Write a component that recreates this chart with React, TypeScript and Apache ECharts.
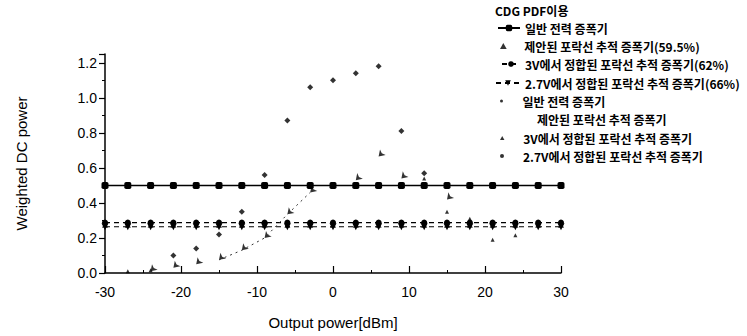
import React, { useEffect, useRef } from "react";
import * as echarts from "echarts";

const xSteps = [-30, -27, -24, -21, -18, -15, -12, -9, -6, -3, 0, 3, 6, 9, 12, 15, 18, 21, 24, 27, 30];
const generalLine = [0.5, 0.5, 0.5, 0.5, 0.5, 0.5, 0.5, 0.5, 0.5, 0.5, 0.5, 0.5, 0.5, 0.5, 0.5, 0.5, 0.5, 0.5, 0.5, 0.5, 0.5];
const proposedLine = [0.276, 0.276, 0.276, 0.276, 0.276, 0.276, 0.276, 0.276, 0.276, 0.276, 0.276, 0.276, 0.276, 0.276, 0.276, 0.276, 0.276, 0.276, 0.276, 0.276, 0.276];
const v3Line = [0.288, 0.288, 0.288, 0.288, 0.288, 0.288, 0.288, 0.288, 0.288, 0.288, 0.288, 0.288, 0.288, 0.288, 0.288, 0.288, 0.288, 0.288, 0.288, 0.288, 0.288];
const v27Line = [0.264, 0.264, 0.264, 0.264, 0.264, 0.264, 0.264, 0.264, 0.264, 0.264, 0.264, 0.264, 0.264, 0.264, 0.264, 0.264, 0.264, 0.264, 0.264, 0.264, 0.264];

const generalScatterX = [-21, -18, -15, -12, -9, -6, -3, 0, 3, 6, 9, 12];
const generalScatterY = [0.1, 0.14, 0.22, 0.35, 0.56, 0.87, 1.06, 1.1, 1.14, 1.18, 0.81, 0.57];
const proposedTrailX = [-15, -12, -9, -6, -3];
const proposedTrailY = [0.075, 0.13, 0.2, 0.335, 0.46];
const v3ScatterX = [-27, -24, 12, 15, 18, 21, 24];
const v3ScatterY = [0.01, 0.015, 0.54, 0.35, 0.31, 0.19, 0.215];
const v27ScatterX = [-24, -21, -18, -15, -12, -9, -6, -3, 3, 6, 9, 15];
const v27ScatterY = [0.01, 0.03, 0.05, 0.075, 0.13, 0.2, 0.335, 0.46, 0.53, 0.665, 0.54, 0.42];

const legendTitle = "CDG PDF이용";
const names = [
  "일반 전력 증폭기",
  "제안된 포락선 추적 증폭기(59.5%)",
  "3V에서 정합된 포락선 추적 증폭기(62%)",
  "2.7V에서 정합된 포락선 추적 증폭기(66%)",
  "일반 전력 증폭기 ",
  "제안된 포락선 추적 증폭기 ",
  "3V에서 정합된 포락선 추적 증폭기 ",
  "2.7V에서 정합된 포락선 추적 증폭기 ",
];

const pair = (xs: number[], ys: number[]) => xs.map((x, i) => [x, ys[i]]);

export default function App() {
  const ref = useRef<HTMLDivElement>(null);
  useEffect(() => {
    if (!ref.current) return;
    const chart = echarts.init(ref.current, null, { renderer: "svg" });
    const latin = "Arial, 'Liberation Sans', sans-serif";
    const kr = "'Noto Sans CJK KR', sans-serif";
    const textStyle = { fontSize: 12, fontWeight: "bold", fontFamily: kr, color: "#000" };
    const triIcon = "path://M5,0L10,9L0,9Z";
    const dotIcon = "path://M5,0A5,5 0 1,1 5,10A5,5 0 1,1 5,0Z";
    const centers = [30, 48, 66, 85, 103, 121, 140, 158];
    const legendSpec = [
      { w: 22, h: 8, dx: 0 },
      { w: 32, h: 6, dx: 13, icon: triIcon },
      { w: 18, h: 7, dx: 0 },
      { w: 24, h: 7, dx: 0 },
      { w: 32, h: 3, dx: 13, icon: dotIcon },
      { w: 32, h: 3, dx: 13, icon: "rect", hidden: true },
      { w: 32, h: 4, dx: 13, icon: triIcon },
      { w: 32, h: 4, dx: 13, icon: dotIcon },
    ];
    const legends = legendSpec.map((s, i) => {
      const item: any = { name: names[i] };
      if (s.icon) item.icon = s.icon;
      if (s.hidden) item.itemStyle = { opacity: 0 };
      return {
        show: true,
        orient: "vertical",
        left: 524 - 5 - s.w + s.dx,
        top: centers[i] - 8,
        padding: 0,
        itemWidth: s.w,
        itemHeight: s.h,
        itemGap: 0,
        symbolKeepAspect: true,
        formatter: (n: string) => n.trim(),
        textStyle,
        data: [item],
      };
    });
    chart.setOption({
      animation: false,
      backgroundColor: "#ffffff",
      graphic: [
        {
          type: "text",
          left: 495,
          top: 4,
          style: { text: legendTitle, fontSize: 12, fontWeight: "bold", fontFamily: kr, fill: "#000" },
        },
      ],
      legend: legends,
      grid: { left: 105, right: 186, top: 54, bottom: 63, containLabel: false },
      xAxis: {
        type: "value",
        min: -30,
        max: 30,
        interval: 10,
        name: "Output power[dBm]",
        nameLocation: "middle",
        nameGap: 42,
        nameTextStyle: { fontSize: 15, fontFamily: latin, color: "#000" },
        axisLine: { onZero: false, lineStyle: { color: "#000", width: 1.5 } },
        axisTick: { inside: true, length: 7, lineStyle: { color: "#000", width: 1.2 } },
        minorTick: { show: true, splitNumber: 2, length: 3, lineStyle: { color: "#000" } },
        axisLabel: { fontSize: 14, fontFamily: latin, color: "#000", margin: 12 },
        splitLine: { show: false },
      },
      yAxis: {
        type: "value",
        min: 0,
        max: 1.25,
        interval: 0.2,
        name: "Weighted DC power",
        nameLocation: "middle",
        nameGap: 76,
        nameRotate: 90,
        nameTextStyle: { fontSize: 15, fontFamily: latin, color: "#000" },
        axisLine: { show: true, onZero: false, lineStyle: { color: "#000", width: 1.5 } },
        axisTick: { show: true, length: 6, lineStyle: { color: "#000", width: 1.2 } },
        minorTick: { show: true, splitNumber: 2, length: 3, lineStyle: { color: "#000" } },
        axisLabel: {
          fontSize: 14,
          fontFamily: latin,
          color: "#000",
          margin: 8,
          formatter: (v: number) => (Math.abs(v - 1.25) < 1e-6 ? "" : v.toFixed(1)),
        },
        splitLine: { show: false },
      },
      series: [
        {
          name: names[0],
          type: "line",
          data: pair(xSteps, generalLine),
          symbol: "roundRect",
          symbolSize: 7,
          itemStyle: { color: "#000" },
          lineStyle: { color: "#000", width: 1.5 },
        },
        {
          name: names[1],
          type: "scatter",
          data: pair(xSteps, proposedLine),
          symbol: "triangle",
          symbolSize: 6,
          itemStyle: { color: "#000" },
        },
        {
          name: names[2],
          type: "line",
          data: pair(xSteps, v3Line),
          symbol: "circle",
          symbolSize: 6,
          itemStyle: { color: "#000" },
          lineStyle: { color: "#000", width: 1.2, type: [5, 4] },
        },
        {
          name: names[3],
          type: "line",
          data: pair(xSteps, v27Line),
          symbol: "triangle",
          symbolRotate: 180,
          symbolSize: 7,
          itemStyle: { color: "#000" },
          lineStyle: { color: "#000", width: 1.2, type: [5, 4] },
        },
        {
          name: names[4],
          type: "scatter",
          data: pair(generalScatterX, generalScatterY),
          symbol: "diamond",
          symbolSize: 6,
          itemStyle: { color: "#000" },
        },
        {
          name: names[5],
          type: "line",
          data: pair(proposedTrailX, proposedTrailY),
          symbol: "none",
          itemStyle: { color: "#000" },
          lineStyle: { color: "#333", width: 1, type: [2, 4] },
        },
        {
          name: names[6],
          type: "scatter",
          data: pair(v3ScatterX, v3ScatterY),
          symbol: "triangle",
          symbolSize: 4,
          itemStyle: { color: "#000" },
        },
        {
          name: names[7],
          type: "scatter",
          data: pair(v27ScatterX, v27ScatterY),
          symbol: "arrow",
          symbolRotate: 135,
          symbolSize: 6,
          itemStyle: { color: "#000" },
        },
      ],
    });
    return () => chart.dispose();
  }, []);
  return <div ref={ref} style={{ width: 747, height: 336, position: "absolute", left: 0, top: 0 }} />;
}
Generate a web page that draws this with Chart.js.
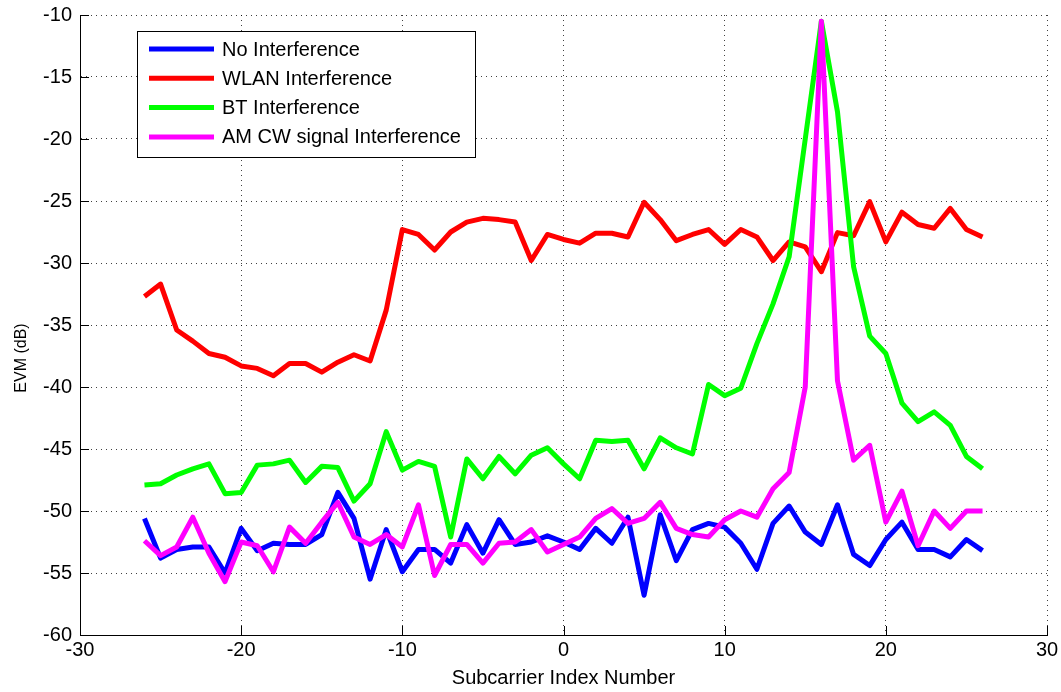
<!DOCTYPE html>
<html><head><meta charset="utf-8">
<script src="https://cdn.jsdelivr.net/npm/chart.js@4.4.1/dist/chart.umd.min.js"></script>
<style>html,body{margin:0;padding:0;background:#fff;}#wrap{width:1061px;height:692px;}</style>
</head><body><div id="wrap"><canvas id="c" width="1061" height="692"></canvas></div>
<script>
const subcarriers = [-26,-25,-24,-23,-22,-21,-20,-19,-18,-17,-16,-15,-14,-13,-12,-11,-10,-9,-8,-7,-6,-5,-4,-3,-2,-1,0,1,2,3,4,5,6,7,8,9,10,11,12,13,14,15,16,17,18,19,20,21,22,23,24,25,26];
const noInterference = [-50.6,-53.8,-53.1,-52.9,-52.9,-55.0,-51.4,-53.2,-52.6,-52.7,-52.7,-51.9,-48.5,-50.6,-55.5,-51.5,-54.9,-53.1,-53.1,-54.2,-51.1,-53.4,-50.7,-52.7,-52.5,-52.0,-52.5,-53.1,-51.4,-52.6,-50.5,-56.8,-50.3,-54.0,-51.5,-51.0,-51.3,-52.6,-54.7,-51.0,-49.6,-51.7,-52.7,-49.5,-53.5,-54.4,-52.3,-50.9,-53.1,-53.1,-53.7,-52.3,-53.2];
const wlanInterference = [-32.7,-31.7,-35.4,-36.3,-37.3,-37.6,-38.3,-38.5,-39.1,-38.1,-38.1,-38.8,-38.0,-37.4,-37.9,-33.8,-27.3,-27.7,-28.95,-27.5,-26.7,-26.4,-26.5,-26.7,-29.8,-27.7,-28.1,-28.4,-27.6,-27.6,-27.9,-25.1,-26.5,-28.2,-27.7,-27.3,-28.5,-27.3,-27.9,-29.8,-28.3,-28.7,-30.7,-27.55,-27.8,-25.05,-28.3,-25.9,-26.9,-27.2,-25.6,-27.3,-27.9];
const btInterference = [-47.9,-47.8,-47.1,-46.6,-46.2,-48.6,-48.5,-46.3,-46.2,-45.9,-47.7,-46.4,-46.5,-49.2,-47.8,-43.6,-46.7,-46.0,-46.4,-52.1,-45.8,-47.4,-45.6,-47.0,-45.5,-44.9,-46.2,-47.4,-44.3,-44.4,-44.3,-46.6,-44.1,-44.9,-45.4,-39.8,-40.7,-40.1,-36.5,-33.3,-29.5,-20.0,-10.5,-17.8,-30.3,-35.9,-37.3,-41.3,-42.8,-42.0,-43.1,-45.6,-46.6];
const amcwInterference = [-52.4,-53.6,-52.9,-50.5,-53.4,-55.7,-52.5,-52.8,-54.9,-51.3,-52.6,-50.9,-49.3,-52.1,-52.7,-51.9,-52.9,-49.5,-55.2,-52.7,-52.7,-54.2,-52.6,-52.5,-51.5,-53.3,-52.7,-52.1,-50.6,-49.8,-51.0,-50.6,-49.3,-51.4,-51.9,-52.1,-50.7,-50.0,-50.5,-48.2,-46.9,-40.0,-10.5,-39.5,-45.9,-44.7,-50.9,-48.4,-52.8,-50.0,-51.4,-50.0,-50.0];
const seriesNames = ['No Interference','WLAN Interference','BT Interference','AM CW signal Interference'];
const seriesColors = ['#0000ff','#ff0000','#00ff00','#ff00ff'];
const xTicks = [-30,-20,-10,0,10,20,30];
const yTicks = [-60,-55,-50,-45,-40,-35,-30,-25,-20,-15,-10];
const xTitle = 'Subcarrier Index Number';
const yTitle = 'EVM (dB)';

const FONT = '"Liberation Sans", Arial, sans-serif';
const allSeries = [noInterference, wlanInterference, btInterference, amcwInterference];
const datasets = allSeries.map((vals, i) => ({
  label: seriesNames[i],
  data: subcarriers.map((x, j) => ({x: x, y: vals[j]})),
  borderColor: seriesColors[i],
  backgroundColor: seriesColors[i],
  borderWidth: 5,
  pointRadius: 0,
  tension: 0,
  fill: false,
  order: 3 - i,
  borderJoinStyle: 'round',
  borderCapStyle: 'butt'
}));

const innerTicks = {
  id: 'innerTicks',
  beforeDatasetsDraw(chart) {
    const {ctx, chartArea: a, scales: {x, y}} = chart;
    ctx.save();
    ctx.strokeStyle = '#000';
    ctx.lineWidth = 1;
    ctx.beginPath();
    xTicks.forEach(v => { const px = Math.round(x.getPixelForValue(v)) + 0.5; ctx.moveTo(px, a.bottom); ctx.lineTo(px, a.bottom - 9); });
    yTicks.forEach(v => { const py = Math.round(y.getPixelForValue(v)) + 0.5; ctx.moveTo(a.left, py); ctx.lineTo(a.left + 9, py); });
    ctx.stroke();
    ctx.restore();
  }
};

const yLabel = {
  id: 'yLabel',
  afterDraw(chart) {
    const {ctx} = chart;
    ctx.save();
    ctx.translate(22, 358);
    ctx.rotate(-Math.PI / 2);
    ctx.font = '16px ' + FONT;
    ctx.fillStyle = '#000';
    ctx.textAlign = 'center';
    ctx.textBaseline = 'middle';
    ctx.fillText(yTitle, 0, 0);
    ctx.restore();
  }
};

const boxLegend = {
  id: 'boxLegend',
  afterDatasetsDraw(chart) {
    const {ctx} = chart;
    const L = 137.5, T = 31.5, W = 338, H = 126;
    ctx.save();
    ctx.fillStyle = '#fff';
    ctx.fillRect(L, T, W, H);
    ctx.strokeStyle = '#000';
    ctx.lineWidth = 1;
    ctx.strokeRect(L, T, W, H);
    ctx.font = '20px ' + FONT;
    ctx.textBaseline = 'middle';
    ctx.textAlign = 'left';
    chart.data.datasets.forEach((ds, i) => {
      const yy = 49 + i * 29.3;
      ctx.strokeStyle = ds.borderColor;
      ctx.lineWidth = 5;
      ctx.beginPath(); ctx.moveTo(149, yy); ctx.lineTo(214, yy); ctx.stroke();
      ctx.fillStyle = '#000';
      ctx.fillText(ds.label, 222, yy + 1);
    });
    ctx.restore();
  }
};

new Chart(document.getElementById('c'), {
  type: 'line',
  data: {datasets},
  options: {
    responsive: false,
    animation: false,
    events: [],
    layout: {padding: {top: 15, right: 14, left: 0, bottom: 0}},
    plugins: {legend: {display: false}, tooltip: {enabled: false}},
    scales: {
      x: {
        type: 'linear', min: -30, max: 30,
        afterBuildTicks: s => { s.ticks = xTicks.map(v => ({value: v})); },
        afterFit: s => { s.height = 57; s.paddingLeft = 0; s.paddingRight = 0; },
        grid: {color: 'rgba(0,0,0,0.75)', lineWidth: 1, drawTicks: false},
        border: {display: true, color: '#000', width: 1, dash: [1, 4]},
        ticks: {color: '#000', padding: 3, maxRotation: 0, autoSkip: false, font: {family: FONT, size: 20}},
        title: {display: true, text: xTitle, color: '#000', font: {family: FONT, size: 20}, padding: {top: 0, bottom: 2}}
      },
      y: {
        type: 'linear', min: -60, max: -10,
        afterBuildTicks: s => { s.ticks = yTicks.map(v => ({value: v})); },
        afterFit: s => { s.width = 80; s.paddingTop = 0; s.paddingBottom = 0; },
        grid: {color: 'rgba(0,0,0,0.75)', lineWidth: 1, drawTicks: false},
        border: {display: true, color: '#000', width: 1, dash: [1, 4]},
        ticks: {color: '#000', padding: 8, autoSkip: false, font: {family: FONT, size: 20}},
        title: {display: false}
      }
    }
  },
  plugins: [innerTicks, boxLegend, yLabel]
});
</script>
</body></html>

*WHAT IS REQUIRED*. Everything from the first line of the listing above through the line that contains "import * as" is to be restated word for word, minus the pictures.

*SOLUTION FOR THIS PROBLEM*.
Write a component that recreates this chart with React, TypeScript and Apache ECharts.
import React, { useEffect, useRef } from "react";
import * as echarts from "echarts";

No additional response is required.